Zwei prominente "Schüler" von Hasan C. sollen die Zwillinge Kevin und Mark gewesen sein: Zwei Brüder aus Castrop-Rauxel, ein Student und ein Bundeswehrsoldat, die sich 2014 dem IS anschlossen und im Auftrag der Terrormiliz bei Selbstmordanschlägen im Irak starben. "Die stammen aus meiner Schule und waren mein größtes Werk", soll Hasan C. im Gefängnis zu Yildiray K. gesagt haben. Das geht aus Gedächtnisprotokollen der Ermittler von den Gesprächen mit K. hervor, genauso wie die Information, das C. "Gebietsvertreter" des Islamischen Staats in Duisburgs gewesen sei.

Dazu passt, dass einer der Briefe, die der Rockerboss für den Islamisten schmuggeln sollte, eine Anweisung enthält, wie man mit Zeugen im Prozess umgehen sollte: "Es wäre wunderbar, wenn dringend eine Operation gemacht wird", steht darin.

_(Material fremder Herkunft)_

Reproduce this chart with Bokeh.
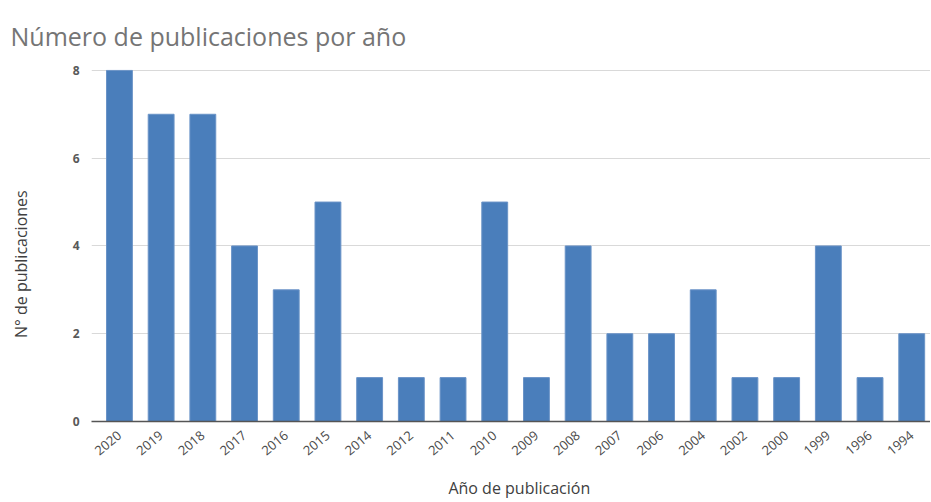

Danach kommen die Namen von drei Zeugen. Genau diese drei ehemaligen Schüler von Hasan C., schreibt der NDR, hatten später vor Gericht "auffällige Gedächtnislücken".

Yildiray K. selbst saß wegen Drogen- und Waffengeschäften im Hochsicherheitstrakt in Düsseldorf. Dass er den Islamisten Hasan C. an die Polizei verriet, hat wohl mehrere Gründe: Ermittler und Richter glauben, dass er sich davon Hafterleichterungen versprochen habe. Er selbst sagte am Dienstag aber, er habe "keine Mitverantwortung für das Tun der Islamisten" tragen wollen. Denn: Das, was die Männer um Abu Walaa täten, sei mit seiner Auffassung des Islam nicht vereinbar.